SUPPLIED INFORMATION:
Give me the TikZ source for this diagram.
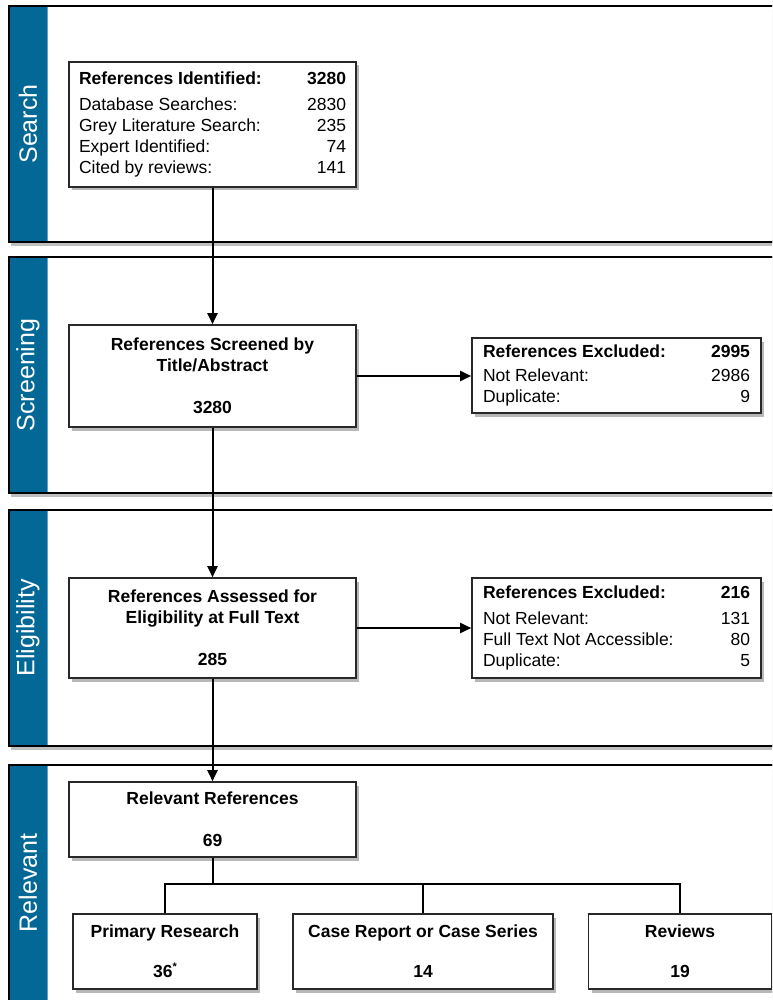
\documentclass[tikz,border=0pt]{standalone}
\usepackage{fontspec}
\setmainfont{Liberation Sans}
\usetikzlibrary{arrows.meta,shadows,calc}

\definecolor{stripblue}{RGB}{4,104,150}
\definecolor{stripedge}{RGB}{96,162,206}
\definecolor{boxline}{RGB}{40,40,40}

\tikzset{
  panel/.style={draw=black, line width=2.2pt, fill=white,
    drop shadow={shadow xshift=2pt, shadow yshift=-4pt, fill=black, opacity=0.25}},
  phase/.style={rotate=90, text=white, font=\fontsize{25}{30}\selectfont, inner sep=0pt},
  flowbox/.style={draw=boxline, line width=1.6pt, fill=white, inner sep=0pt,
    font=\fontsize{17.5}{21}\selectfont\bfseries, align=center,
    drop shadow={shadow xshift=3pt, shadow yshift=-3.5pt, fill=black, opacity=0.28}},
  listbox/.style={flowbox, font=\fontsize{17.5}{21}\selectfont},
  arr/.style={line width=2pt, -{Triangle[length=11pt,width=10pt]}},
  link/.style={line width=2pt}
}

\newcommand{\tally}[1]{\begin{tabular*}{267pt}{@{}l@{\extracolsep{\fill}}r@{}}#1\end{tabular*}}

\begin{document}
\begin{tikzpicture}[x=1pt, y=-1pt]
  \useasboundingbox (0,0) rectangle (772,1000);
  \clip (0,0) rectangle (772,1000);
  \fill[white] (0,0) rectangle (772,1000);

  % phase panels with their coloured side strips
  \foreach \t/\lab in {6/Search, 257/Screening, 510/Eligibility, 765/Relevant}{
    \path[panel] (9,\t) rectangle (800,\t+236);
    \fill[stripblue] (10,\t+1) rectangle (47,\t+235);
    \draw[stripedge, line width=1pt] (47.5,\t+1) -- (47.5,\t+235);
    \draw[black, line width=2.2pt] (9,\t) rectangle (800,\t+236);
    \node[phase] (lab-\lab) at (28,\t+118) {\lab};
  }

  % flow boxes
  \node[listbox, minimum width=287pt, minimum height=125pt] (ident) at (212.5,124.5)
    {\tally{\textbf{References Identified:} & \textbf{3280}\\[5pt]
      Database Searches: & 2830\\
      Grey Literature Search: & 235\\
      Expert Identified: & 74\\
      Cited by reviews: & 141}};

  \node[flowbox, minimum width=287pt, minimum height=102pt] (screen) at (212.5,376)
    {References Screened by\\Title/Abstract\\[21pt]3280};

  \node[listbox, minimum width=289pt, minimum height=75pt] (excl1) at (616.5,375.5)
    {\tally{\textbf{References Excluded:} & \textbf{2995}\\[3pt]
      Not Relevant: & 2986\\
      Duplicate: & 9}};

  \node[flowbox, minimum width=287pt, minimum height=100pt] (assess) at (212.5,628)
    {References Assessed for\\Eligibility at Full Text\\[21pt]285};

  \node[listbox, minimum width=289pt, minimum height=100pt] (excl2) at (616.5,628)
    {\tally{\textbf{References Excluded:} & \textbf{216}\\[5pt]
      Not Relevant: & 131\\
      Full Text Not Accessible: & 80\\
      Duplicate: & 5}};

  \node[flowbox, minimum width=287pt, minimum height=75pt] (relev) at (212.5,819.5)
    {Relevant References\\[21pt]69};

  \node[flowbox, minimum width=184pt, minimum height=75pt] (prim) at (165,951.5)
    {Primary Research\\[19pt]36\raisebox{7pt}{\fontsize{11}{11}\selectfont*}};
  \node[flowbox, minimum width=260pt, minimum height=75pt] (cases) at (423,951.5)
    {Case Report or Case Series\\[19pt]14};
  \node[flowbox, minimum width=183pt, minimum height=75pt] (revs) at (680,951.5)
    {Reviews\\[19pt]19};

  % connectors
  \draw[arr] (ident.south) -- (screen.north);
  \draw[arr] (screen.east) -- (screen.east -| excl1.west);
  \draw[arr] (screen.south) -- (assess.north);
  \draw[arr] (assess.east) -- (assess.east -| excl2.west);
  \draw[arr] (assess.south) -- (relev.north);

  \coordinate (split) at (212.5,884);
  \draw[link] (relev.south) -- (split);
  \draw[link] (prim.north) |- (split) -| (revs.north);
  \draw[link] (cases.north) -- (cases.north |- split);
\end{tikzpicture}
\end{document}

WHAT IS BEING ASKED: Reproduce the full listing above verbatim, with no pictures included.

ANSWER TO THIS PROBLEM:
Give me the TikZ source for this diagram.
\documentclass[tikz,border=0pt]{standalone}
\usepackage{fontspec}
\setmainfont{Liberation Sans}
\usetikzlibrary{arrows.meta,shadows,calc}

\definecolor{stripblue}{RGB}{4,104,150}
\definecolor{stripedge}{RGB}{96,162,206}
\definecolor{boxline}{RGB}{40,40,40}

\tikzset{
  panel/.style={draw=black, line width=2.2pt, fill=white,
    drop shadow={shadow xshift=2pt, shadow yshift=-4pt, fill=black, opacity=0.25}},
  phase/.style={rotate=90, text=white, font=\fontsize{25}{30}\selectfont, inner sep=0pt},
  flowbox/.style={draw=boxline, line width=1.6pt, fill=white, inner sep=0pt,
    font=\fontsize{17.5}{21}\selectfont\bfseries, align=center,
    drop shadow={shadow xshift=3pt, shadow yshift=-3.5pt, fill=black, opacity=0.28}},
  listbox/.style={flowbox, font=\fontsize{17.5}{21}\selectfont},
  arr/.style={line width=2pt, -{Triangle[length=11pt,width=10pt]}},
  link/.style={line width=2pt}
}

\newcommand{\tally}[1]{\begin{tabular*}{267pt}{@{}l@{\extracolsep{\fill}}r@{}}#1\end{tabular*}}

\begin{document}
\begin{tikzpicture}[x=1pt, y=-1pt]
  \useasboundingbox (0,0) rectangle (772,1000);
  \clip (0,0) rectangle (772,1000);
  \fill[white] (0,0) rectangle (772,1000);

  % phase panels with their coloured side strips
  \foreach \t/\lab in {6/Search, 257/Screening, 510/Eligibility, 765/Relevant}{
    \path[panel] (9,\t) rectangle (800,\t+236);
    \fill[stripblue] (10,\t+1) rectangle (47,\t+235);
    \draw[stripedge, line width=1pt] (47.5,\t+1) -- (47.5,\t+235);
    \draw[black, line width=2.2pt] (9,\t) rectangle (800,\t+236);
    \node[phase] (lab-\lab) at (28,\t+118) {\lab};
  }

  % flow boxes
  \node[listbox, minimum width=287pt, minimum height=125pt] (ident) at (212.5,124.5)
    {\tally{\textbf{References Identified:} & \textbf{3280}\\[5pt]
      Database Searches: & 2830\\
      Grey Literature Search: & 235\\
      Expert Identified: & 74\\
      Cited by reviews: & 141}};

  \node[flowbox, minimum width=287pt, minimum height=102pt] (screen) at (212.5,376)
    {References Screened by\\Title/Abstract\\[21pt]3280};

  \node[listbox, minimum width=289pt, minimum height=75pt] (excl1) at (616.5,375.5)
    {\tally{\textbf{References Excluded:} & \textbf{2995}\\[3pt]
      Not Relevant: & 2986\\
      Duplicate: & 9}};

  \node[flowbox, minimum width=287pt, minimum height=100pt] (assess) at (212.5,628)
    {References Assessed for\\Eligibility at Full Text\\[21pt]285};

  \node[listbox, minimum width=289pt, minimum height=100pt] (excl2) at (616.5,628)
    {\tally{\textbf{References Excluded:} & \textbf{216}\\[5pt]
      Not Relevant: & 131\\
      Full Text Not Accessible: & 80\\
      Duplicate: & 5}};

  \node[flowbox, minimum width=287pt, minimum height=75pt] (relev) at (212.5,819.5)
    {Relevant References\\[21pt]69};

  \node[flowbox, minimum width=184pt, minimum height=75pt] (prim) at (165,951.5)
    {Primary Research\\[19pt]36\raisebox{7pt}{\fontsize{11}{11}\selectfont*}};
  \node[flowbox, minimum width=260pt, minimum height=75pt] (cases) at (423,951.5)
    {Case Report or Case Series\\[19pt]14};
  \node[flowbox, minimum width=183pt, minimum height=75pt] (revs) at (680,951.5)
    {Reviews\\[19pt]19};

  % connectors
  \draw[arr] (ident.south) -- (screen.north);
  \draw[arr] (screen.east) -- (screen.east -| excl1.west);
  \draw[arr] (screen.south) -- (assess.north);
  \draw[arr] (assess.east) -- (assess.east -| excl2.west);
  \draw[arr] (assess.south) -- (relev.north);

  \coordinate (split) at (212.5,884);
  \draw[link] (relev.south) -- (split);
  \draw[link] (prim.north) |- (split) -| (revs.north);
  \draw[link] (cases.north) -- (cases.north |- split);
\end{tikzpicture}
\end{document}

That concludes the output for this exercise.